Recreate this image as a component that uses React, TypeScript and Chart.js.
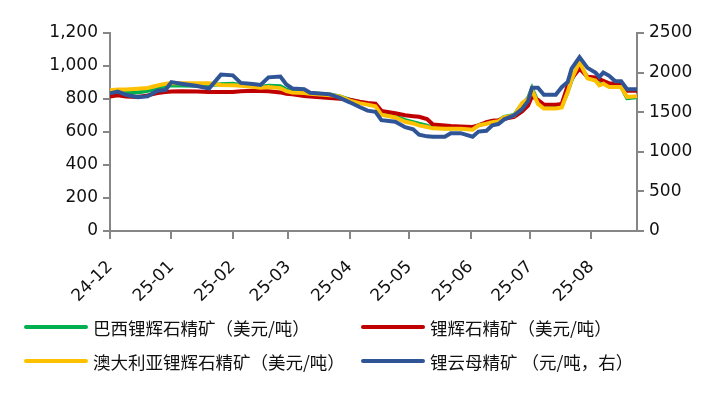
import React, { useEffect, useRef } from "react";
import { Chart, registerables } from "chart.js";

Chart.register(...registerables);

// ---- data ----
const dates = [
  "2024-12-01", "2024-12-05", "2024-12-09", "2024-12-15", "2024-12-20", "2024-12-25", "2024-12-29",
  "2025-01-01", "2025-01-06", "2025-01-14", "2025-01-20", "2025-01-26",
  "2025-02-01", "2025-02-05", "2025-02-11", "2025-02-15", "2025-02-19", "2025-02-25", "2025-02-28",
  "2025-03-03", "2025-03-09", "2025-03-12", "2025-03-17", "2025-03-22", "2025-03-27",
  "2025-04-01", "2025-04-06", "2025-04-10", "2025-04-14", "2025-04-17", "2025-04-24", "2025-04-29",
  "2025-05-03", "2025-05-06", "2025-05-10", "2025-05-13", "2025-05-19", "2025-05-22", "2025-05-27",
  "2025-06-02", "2025-06-05", "2025-06-09", "2025-06-12", "2025-06-15", "2025-06-18", "2025-06-23", "2025-06-27", "2025-06-30",
  "2025-07-02", "2025-07-05", "2025-07-08", "2025-07-14", "2025-07-17", "2025-07-20", "2025-07-22", "2025-07-26", "2025-07-30",
  "2025-08-03", "2025-08-05", "2025-08-07", "2025-08-10", "2025-08-13", "2025-08-16", "2025-08-19", "2025-08-24",
];

const brazilSpodumene = [
  842, 842, 840, 840, 850, 862, 878,
  883, 882, 880, 885, 890,
  892, 885, 878, 875, 880, 878, 858,
  845, 838, 834, 830, 827, 815,
  796, 780, 770, 762, 712, 695, 672,
  660, 650, 638, 625, 622, 622, 622,
  618, 642, 652, 662, 668, 692, 703, 770, 805,
  865, 780, 748, 748, 755, 845, 915, 1010, 930,
  915, 890, 895, 876, 875, 875, 805, 810,
];

const spodumene = [
  815, 822, 815, 812, 822, 836, 842,
  846, 847, 846, 842, 842,
  843, 847, 850, 848, 847, 840, 832,
  828, 818, 815, 810, 806, 802,
  796, 784, 776, 772, 728, 714, 702,
  696, 692, 678, 645, 640, 636, 634,
  630, 640, 660, 668, 672, 680, 692, 725, 760,
  816, 795, 766, 765, 770, 880, 925, 984, 935,
  930, 920, 910, 895, 892, 892, 850, 850,
];

const australiaSpodumene = [
  853, 857, 857, 862, 867, 882, 892,
  895, 895, 895, 895, 885,
  883, 880, 874, 868, 872, 866, 848,
  840, 836, 832, 828, 823, 816,
  790, 775, 766, 756, 705, 688, 662,
  652, 640, 630, 622, 620, 620, 620,
  614, 640, 650, 660, 665, 690, 700, 775, 800,
  855, 770, 742, 742, 748, 842, 920, 1025, 925,
  912, 883, 893, 872, 872, 872, 812, 816,
];

const lepidolite = [
  1740, 1760, 1720, 1690, 1700, 1770, 1780,
  1880, 1860, 1830, 1800, 1975,
  1965, 1870, 1855, 1845, 1940, 1950, 1850,
  1800, 1790, 1745, 1735, 1725, 1680,
  1625, 1565, 1520, 1505, 1400, 1380, 1310,
  1285, 1215, 1195, 1190, 1190, 1235, 1235,
  1190, 1255, 1265, 1335, 1350, 1410, 1460, 1540, 1640,
  1810, 1810, 1720, 1720, 1815, 1880, 2050, 2195, 2060,
  2000, 1945, 2000, 1960, 1890, 1890, 1790, 1790,
];

const seriesNames = [
  "巴西锂辉石精矿（美元/吨）",
  "锂辉石精矿（美元/吨）",
  "澳大利亚锂辉石精矿（美元/吨）",
  "锂云母精矿 （元/吨，右）",
];
const seriesColors = ["#00B050", "#C00000", "#FFC000", "#2F5597"];

const tickDates = [
  "2024-12-01", "2025-01-01", "2025-02-01", "2025-03-01", "2025-04-01",
  "2025-05-01", "2025-06-01", "2025-07-01", "2025-08-01",
];
const tickLabels = ["24-12", "25-01", "25-02", "25-03", "25-04", "25-05", "25-06", "25-07", "25-08"];
const xStartDate = "2024-12-01";
const xEndDate = "2025-08-24";

const leftMax = 1200;
const leftStep = 200;
const rightMax = 2500;
const rightStep = 500;

// ---- helpers ----
const DAY_MS = 86400000;
const toUTC = (s: string) => {
  const [y, m, d] = s.split("-").map(Number);
  return Date.UTC(y, m - 1, d);
};
const baseMs = toUTC(xStartDate);
const toDay = (s: string) => (toUTC(s) - baseMs) / DAY_MS;

const AXIS_COLOR = "#868686";
const TICK_FONT = { family: "'DejaVu Sans', sans-serif", size: 17 };

const legendPlugin = {
  id: "twoColumnLegend",
  afterDraw(chart: any) {
    const ctx = chart.ctx as CanvasRenderingContext2D;
    const colX = [25, 362];
    const rowY = [327, 361];
    chart.data.datasets.forEach((ds: any, i: number) => {
      const x = colX[i % 2];
      const y = rowY[Math.floor(i / 2)];
      ctx.save();
      ctx.strokeStyle = ds.borderColor;
      ctx.lineWidth = 4;
      ctx.lineCap = "round";
      ctx.beginPath();
      ctx.moveTo(x + 1, y);
      ctx.lineTo(x + 61, y);
      ctx.stroke();
      ctx.fillStyle = "#111";
      ctx.font = "17.5px 'Noto Sans CJK SC', sans-serif";
      ctx.textBaseline = "middle";
      ctx.textAlign = "left";
      ctx.fillText(ds.label, x + 68, y + 1);
      ctx.restore();
    });
  },
};

export default function App() {
  const canvasRef = useRef<HTMLCanvasElement | null>(null);

  useEffect(() => {
    if (!canvasRef.current) return;
    const xs = dates.map(toDay);
    const mk = (vals: number[]) => vals.map((v, i) => ({ x: xs[i], y: v }));
    const valueSets = [brazilSpodumene, spodumene, australiaSpodumene, lepidolite];
    const orders = [3, 2, 1, 0];

    const datasets = valueSets.map((vals, i) => ({
      label: seriesNames[i],
      data: mk(vals),
      borderColor: seriesColors[i],
      backgroundColor: seriesColors[i],
      borderWidth: 4,
      pointRadius: 0,
      tension: 0,
      fill: false,
      order: orders[i],
      yAxisID: i === 3 ? "yRight" : "yLeft",
    }));

    const chart = new Chart(canvasRef.current, {
      type: "line",
      data: { datasets },
      options: {
        animation: false,
        responsive: false,
        devicePixelRatio: 1,
        layout: { padding: { top: 33, left: 0, right: 0, bottom: 0 } },
        plugins: {
          legend: { display: false },
          tooltip: { enabled: false },
        },
        scales: {
          x: {
            type: "linear",
            min: 0,
            max: toDay(xEndDate),
            afterBuildTicks: (axis: any) => {
              axis.ticks = tickDates.map((d) => ({ value: toDay(d) }));
            },
            afterFit: (axis: any) => {
              axis.height = 165;
            },
            ticks: {
              autoSkip: false,
              minRotation: 45,
              maxRotation: 45,
              padding: 18,
              color: "#111",
              font: TICK_FONT,
              callback: (_v: any, index: number) => tickLabels[index],
            },
            grid: {
              drawOnChartArea: false,
              drawTicks: true,
              tickLength: 8,
              color: AXIS_COLOR,
              lineWidth: 2,
            },
            border: { display: true, color: AXIS_COLOR, width: 2 },
          },
          yLeft: {
            type: "linear",
            position: "left",
            min: 0,
            max: leftMax,
            afterFit: (axis: any) => {
              axis.width = 110;
            },
            ticks: {
              stepSize: leftStep,
              padding: 5,
              color: "#111",
              font: TICK_FONT,
              callback: (v: any) => Number(v).toLocaleString("en-US"),
            },
            grid: {
              drawOnChartArea: false,
              drawTicks: true,
              tickLength: 7,
              color: AXIS_COLOR,
              lineWidth: 2,
            },
            border: { display: true, color: AXIS_COLOR, width: 2 },
          },
          yRight: {
            type: "linear",
            position: "right",
            min: 0,
            max: rightMax,
            afterFit: (axis: any) => {
              axis.width = 77;
            },
            ticks: {
              stepSize: rightStep,
              padding: 5,
              color: "#111",
              font: TICK_FONT,
              callback: (v: any) => String(v),
            },
            grid: {
              drawOnChartArea: false,
              drawTicks: true,
              tickLength: 7,
              color: AXIS_COLOR,
              lineWidth: 2,
            },
            border: { display: true, color: AXIS_COLOR, width: 2 },
          },
        },
      } as any,
      plugins: [legendPlugin],
    });

    return () => chart.destroy();
  }, []);

  return (
    <div style={{ position: "absolute", left: 0, top: 0, width: 714, height: 396, background: "#fff" }}>
      <canvas ref={canvasRef} width={714} height={396} style={{ width: 714, height: 396, display: "block" }} />
    </div>
  );
}
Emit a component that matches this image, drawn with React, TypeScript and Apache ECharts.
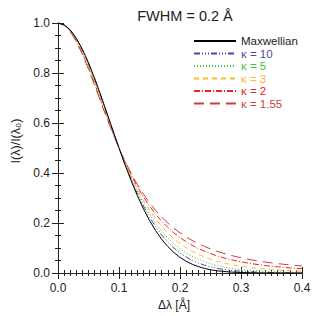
import React, { useEffect, useRef } from "react";
import * as echarts from "echarts";

const xs = [0, 0.01, 0.02, 0.03, 0.04, 0.05, 0.06, 0.07, 0.08, 0.09, 0.1, 0.11, 0.12, 0.13, 0.14, 0.15, 0.16, 0.17, 0.18, 0.19, 0.2, 0.21, 0.22, 0.23, 0.24, 0.25, 0.26, 0.27, 0.28, 0.29, 0.3, 0.31, 0.32, 0.33, 0.34, 0.35, 0.36, 0.37, 0.38, 0.39, 0.4];

const maxwellian = [1, 0.9931, 0.9727, 0.9395, 0.895, 0.8409, 0.7792, 0.712, 0.6417, 0.5704, 0.5, 0.4323, 0.3686, 0.3099, 0.257, 0.2102, 0.1696, 0.1349, 0.1058, 0.0819, 0.0625, 0.047, 0.0349, 0.0256, 0.0185, 0.0131, 0.0092, 0.0064, 0.0044, 0.0029, 0.002, 0.0013, 0.0008, 0.0005, 0.0003, 0.0002, 0.0001, 0.0001, 0, 0, 0];
const kappa10 = [1, 0.9928, 0.9717, 0.9376, 0.8921, 0.8371, 0.7748, 0.7078, 0.6382, 0.5683, 0.5, 0.4349, 0.374, 0.3183, 0.2682, 0.2238, 0.1848, 0.1519, 0.1236, 0.0999, 0.0801, 0.0639, 0.0507, 0.04, 0.0314, 0.0246, 0.0191, 0.0149, 0.0115, 0.0089, 0.0069, 0.0053, 0.0041, 0.0031, 0.0024, 0.0018, 0.0014, 0.0011, 0.0008, 0.0006, 0.0005];
const kappa5 = [1, 0.9926, 0.9708, 0.9357, 0.8891, 0.8332, 0.7705, 0.7035, 0.6348, 0.5663, 0.5, 0.4372, 0.379, 0.3276, 0.2784, 0.2362, 0.1993, 0.1674, 0.14, 0.1167, 0.0969, 0.0803, 0.0665, 0.0549, 0.0453, 0.0374, 0.0308, 0.0254, 0.021, 0.0173, 0.0143, 0.0118, 0.0098, 0.0081, 0.0067, 0.0056, 0.0047, 0.0039, 0.0032, 0.0027, 0.0023];
const kappa3 = [1, 0.9922, 0.9694, 0.933, 0.8849, 0.8279, 0.7646, 0.698, 0.6303, 0.5637, 0.5, 0.4403, 0.3853, 0.3354, 0.2908, 0.2512, 0.2166, 0.1862, 0.16, 0.1373, 0.1179, 0.1011, 0.0869, 0.0746, 0.0642, 0.0553, 0.0477, 0.0412, 0.0357, 0.0309, 0.0269, 0.0234, 0.0204, 0.0178, 0.0156, 0.0137, 0.012, 0.0106, 0.0093, 0.0082, 0.0073];
const kappa2 = [1, 0.9918, 0.9677, 0.9294, 0.8795, 0.8211, 0.7573, 0.691, 0.6248, 0.5607, 0.5, 0.4437, 0.3924, 0.346, 0.3046, 0.2679, 0.2356, 0.2072, 0.1823, 0.1606, 0.1417, 0.1252, 0.1108, 0.0982, 0.0872, 0.0776, 0.0692, 0.0619, 0.0554, 0.0497, 0.0447, 0.0403, 0.0364, 0.0329, 0.0298, 0.0271, 0.0247, 0.0225, 0.0205, 0.0188, 0.0172];
const kappa155 = [1, 0.9913, 0.966, 0.9261, 0.8747, 0.8151, 0.7509, 0.6851, 0.6203, 0.5581, 0.5, 0.4465, 0.3979, 0.3543, 0.3154, 0.2809, 0.2504, 0.2234, 0.1997, 0.1788, 0.1605, 0.1443, 0.13, 0.1174, 0.1062, 0.0964, 0.0876, 0.0798, 0.0728, 0.0666, 0.061, 0.056, 0.0515, 0.0475, 0.0438, 0.0405, 0.0376, 0.0348, 0.0324, 0.0301, 0.0281];

const seriesNames = ["Maxwellian", "κ = 10", "κ = 5", "κ = 3", "κ = 2", "κ = 1.55"];
const seriesValues = [maxwellian, kappa10, kappa5, kappa3, kappa2, kappa155];
const seriesColors = ["#000000", "#4848a8", "#3cc43c", "#ffb830", "#ee2222", "#cc3c3c"];
const seriesDash: any[] = ["solid", [6, 2, 1, 2, 1, 2, 1, 2], [1, 2], [5, 4], [6, 2, 1, 2], [10, 6]];

const titleText = "FWHM = 0.2 Å";
const xName = "Δλ [Å]";
const yName = "I(λ)/I(λ₀)";

const FONT = "'Liberation Sans', Arial, Helvetica, sans-serif";

export default function App() {
  const ref = useRef<HTMLDivElement>(null);
  useEffect(() => {
    if (!ref.current) return;
    const chart = echarts.init(ref.current, undefined, { renderer: "svg" });
    const axisCommon = {
      axisLine: { show: true, lineStyle: { color: "#222", width: 1 } },
      splitLine: { show: false },
    };
    const option: any = {
      animation: false,
      backgroundColor: "#ffffff",
      textStyle: { fontFamily: FONT },
      title: {
        text: titleText,
        left: 180,
        textAlign: "center",
        top: 3,
        textStyle: { fontSize: 14.5, fontWeight: "normal", color: "#222", fontFamily: FONT },
      },
      grid: { left: 58, top: 23, width: 244, height: 253 },
      legend: {
        orient: "vertical",
        left: 193,
        top: 35,
        itemWidth: 42,
        itemHeight: 8,
        itemGap: 0.5,
        padding: 0,
        itemStyle: { opacity: 0 },
        textStyle: { fontSize: 11.5, lineHeight: 12, fontFamily: FONT },
        data: seriesNames.map((n, i) => ({
          name: n,
          textStyle: { color: i === 0 ? "#222" : seriesColors[i] },
        })),
      },
      xAxis: [
        {
          type: "value",
          min: 0,
          max: 0.4,
          interval: 0.1,
          name: xName,
          nameLocation: "middle",
          nameGap: 26,
          nameTextStyle: { fontSize: 12, color: "#222", fontFamily: FONT, padding: [0, 12, 0, 0] },
          ...axisCommon,
          axisTick: { show: true, inside: true, length: 6, lineStyle: { color: "#222" } },
          minorTick: { show: true, splitNumber: 10, length: 3, lineStyle: { color: "#222" } },
          axisLabel: {
            show: true,
            margin: 9,
            fontSize: 12,
            color: "#222",
            fontFamily: FONT,
            formatter: (v: number) => v.toFixed(1),
          },
        },
        {
          type: "value",
          position: "top",
          min: 0,
          max: 0.4,
          interval: 0.1,
          ...axisCommon,
          axisTick: { show: true, inside: true, length: 6, lineStyle: { color: "#222" } },
          minorTick: { show: true, splitNumber: 10, length: 3, lineStyle: { color: "#222" } },
          axisLabel: { show: false },
        },
      ],
      yAxis: [
        {
          type: "value",
          min: 0,
          max: 1,
          interval: 0.2,
          name: yName,
          nameLocation: "middle",
          nameGap: 34,
          nameRotate: 90,
          nameTextStyle: { fontSize: 12.5, color: "#222", fontFamily: FONT, padding: [0, 0, 0, 14] },
          ...axisCommon,
          axisTick: { show: true, inside: true, length: 6, lineStyle: { color: "#222" } },
          minorTick: { show: true, splitNumber: 4, length: 3, lineStyle: { color: "#222" } },
          axisLabel: {
            show: true,
            margin: 8,
            fontSize: 12,
            color: "#222",
            fontFamily: FONT,
            formatter: (v: number) => v.toFixed(1),
          },
        },
        {
          type: "value",
          position: "right",
          min: 0,
          max: 1,
          interval: 0.2,
          ...axisCommon,
          axisTick: { show: true, inside: true, length: 6, lineStyle: { color: "#222" } },
          minorTick: { show: true, splitNumber: 4, length: 3, lineStyle: { color: "#222" } },
          axisLabel: { show: false },
        },
      ],
      series: seriesNames.map((n, i) => ({
        name: n,
        type: "line",
        xAxisIndex: 0,
        yAxisIndex: 0,
        data: xs.map((x, j) => [x, seriesValues[i][j]]),
        symbol: "none",
        showSymbol: false,
        smooth: false,
        clip: true,
        color: seriesColors[i],
        lineStyle: { color: seriesColors[i], width: 1, type: seriesDash[i] },
        z: 10 - i,
      })),
    };
    chart.setOption(option);
    return () => chart.dispose();
  }, []);
  return (
    <div
      ref={ref}
      style={{ position: "fixed", left: 0, top: 0, width: 316, height: 316, background: "#fff" }}
    />
  );
}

* * *

Copy out the listing above from the line containing "Emit a component" to the line containing "0.38, 0.39, 0.4];", both included, exactly as written and minus the images.

# ANSWER TO THIS EXERCISE:
Emit a component that matches this image, drawn with React, TypeScript and Apache ECharts.
import React, { useEffect, useRef } from "react";
import * as echarts from "echarts";

const xs = [0, 0.01, 0.02, 0.03, 0.04, 0.05, 0.06, 0.07, 0.08, 0.09, 0.1, 0.11, 0.12, 0.13, 0.14, 0.15, 0.16, 0.17, 0.18, 0.19, 0.2, 0.21, 0.22, 0.23, 0.24, 0.25, 0.26, 0.27, 0.28, 0.29, 0.3, 0.31, 0.32, 0.33, 0.34, 0.35, 0.36, 0.37, 0.38, 0.39, 0.4];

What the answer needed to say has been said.